On Friday 06 September 2002 14:46, Thomas Olausson wrote:
I'd like to write a XSLT that moves the data_text to the corresponding
index of "a", expressed in data_nr. In the above case, /mydoc/a[2]
Define a key to look up the <specials> element corresponding to a specific
<data_nr> value. Later, you can pass a number to the key() function to get
the corresponding <specials>, and then you can get the <data_text> element as
a child of that.
<xsl:key name="specials" match="specials" use="data_nr"/>
You want to copy everything verbatim except for a few special cases, so define
a basic identity template. It will copy each element and its attributes, and
it will apply-templates to its children. You can define other templates to
match specific elements that will override this one.
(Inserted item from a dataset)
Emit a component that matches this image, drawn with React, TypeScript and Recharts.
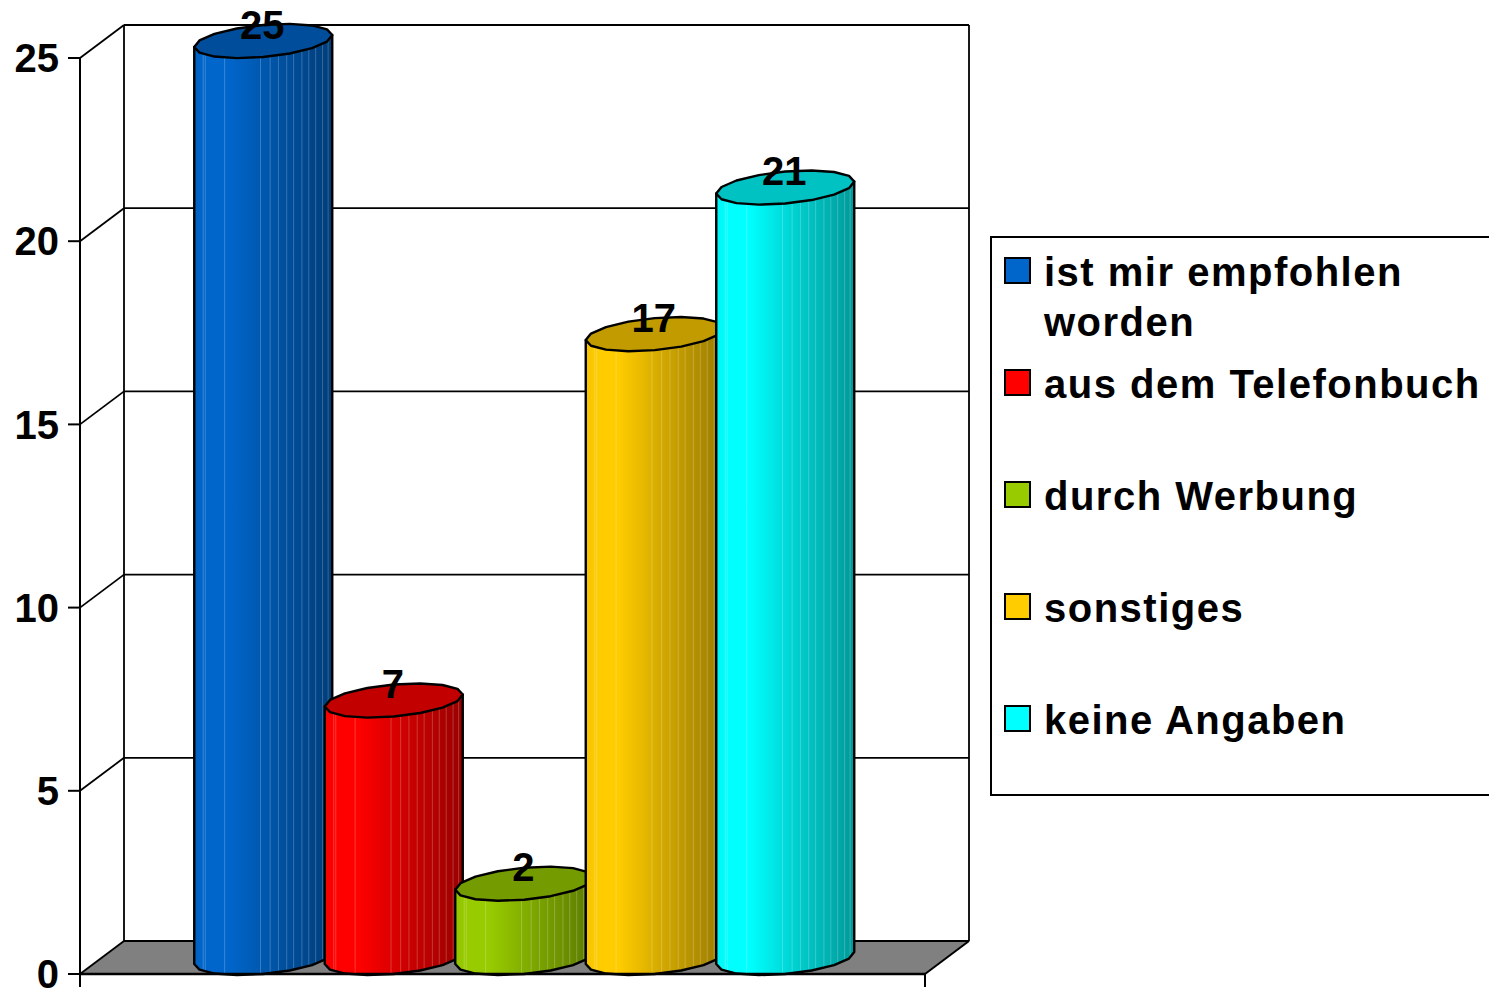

<xsl:template match="@* | node()">
<xsl:copy>
<xsl:apply-templates select="@*"/>
<xsl:apply-templates/>
</xsl:copy>
</xsl:template>
Define a template to handle <a> specially. You want to copy <a>, its
attributes, and its children just like for the normal identity template, but
you also want to copy the <data_text> from the corresponding <specials>
element. The correct <specials> element is found by counting the number of
<a> elements that come before the current one, and using that as the value
for the proper <data_nr> (see the <xsl:key> element above).
It might be more efficient to use the position() function here, but to do that
you'd have to make a special template to copy <mydoc> and only copy the <a>
children. That's because the plain <xsl:apply-templates> in the identity
template will select *all* children (node()s actually) of <mydoc>, including
whitespace-only text nodes and any other non-<a> elements. Those extra nodes
will mess up the position() function.
<xsl:template match="a">
<xsl:copy>
<xsl:apply-templates select="@*"/>
<xsl:apply-templates/>
<xsl:apply-templates select="key('specials',
count(preceding-sibling::a) + 1)/data_text"/>
</xsl:copy>
</xsl:template>
Now, define a special template to copy <data_text>, but rename it to <data>.
<xsl:template match="data_text">
<data>
<xsl:apply-templates select="@*"/>
<xsl:apply-templates/>
</data>
</xsl:template>
That's all untested, but hopefully it'll get you on the right track.